Once you start the permit process, you will need approval to remove your tree either from the Community Development Department or the Design Review Board (if it was part of a prior landscape plan.) Then, there is a notification process for the removal of trees. Depending on what type of tree you want to remove, your request will be posted on the City website and be given to neighbors, the City Council and City Manager. Also, all requests for the removal of privately maintained trees in the public right-of-way will be posted on the tree and marked with a yellow ribbon. 

You will also have to provide a plan for a replacement tree for the location submitted with your permit application, and the replacement tree size and type will be subject to City approval. There is also a provision in the ordinance to protect nesting birds. 

Fines: As part of the Tree Removal Permit Ordinance, fines were set for the illegal removal of trees depending on the type, size of tree and offense.  

The permitted removal of all trees and subsequent tree replacement is at the property owner’s expense. Please call the Community Development Department at (949) 497-0712 or stop by City Hall for more information on the Tree Removal Permit process.

City Council Reviews Draft Accessory Dwelling Unit Ordinance

At its regular meeting Tuesday May 8, the Laguna Beach City Council spent considerable time reviewing Planning Commission and staff recommendations for a draft ordinance amendment to the Laguna Beach Municipal Code and an amendment to the City’s Local Coastal Program relating to Accessory Dwelling Units, also referred to as the “Second Residential Unit Ordinance.”

An Accessory Dwelling Unit, or ADU, is a second dwelling on a property, and can be a back house, guest room, granny flat or in-law unit. The City is making revisions to its ordinance because of a new California State law that took effect in January. The law encourages the development of these units across the state to help ease the widespread housing crunch. Laguna Beach City leaders are deciding the best way to implement this law in the City while maintaining emergency access to neighborhoods, ensuring resident safety and also creating ways to monitor such units.
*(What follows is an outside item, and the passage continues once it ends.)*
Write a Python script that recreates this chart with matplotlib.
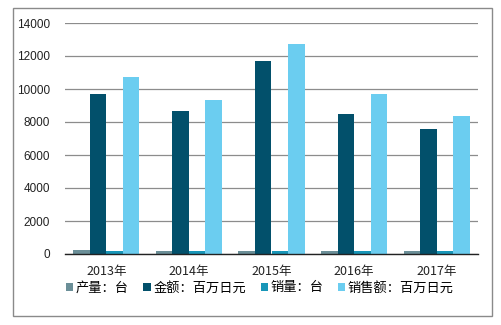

At the meeting, the Council spent considerable time further analyzing some issue areas in the ordinance, and asked Staff to come back at a later meeting to define areas of the City where streets with restricted access may not be permitted to host an ADU for safety reasons. The issue will be heard again in July.

Options to Buy South Laguna Community Garden Land Discussed

Also at its meeting May 8th, the City Council extended the funding earmark for the South Laguna Community Garden; and talked about the next steps in trying to acquire the land the Community Garden sits on.

Since 2009, the South Laguna Civic Association has maintained and operated the garden on privately owned parcels in South Laguna, but the SLCA does not own the land. SLCA has been raising money to try and buy the land and asked the City for funding assistance. The City agreed, and earmarked money toward the purchase of the land through June of 2019. To date, the City currently has $500,000 set aside to try to help the SLCA buy the land which is valued at around $1 million dollars, but the property owner has not been responsive about a possible sale.

Instead of trying to appeal to the property owner, who lives in Saudi Arabia, to try to get them to sell the land to the City, the City considered making the owner an offer for purchase. As a first step at their May 8th meeting, the Council decided to get a formal appraisal and do an environmental assessment on the property. The Council also voted 3-2 to extend its commitment to help the SLCA with funding to purchase the property until the year 2021.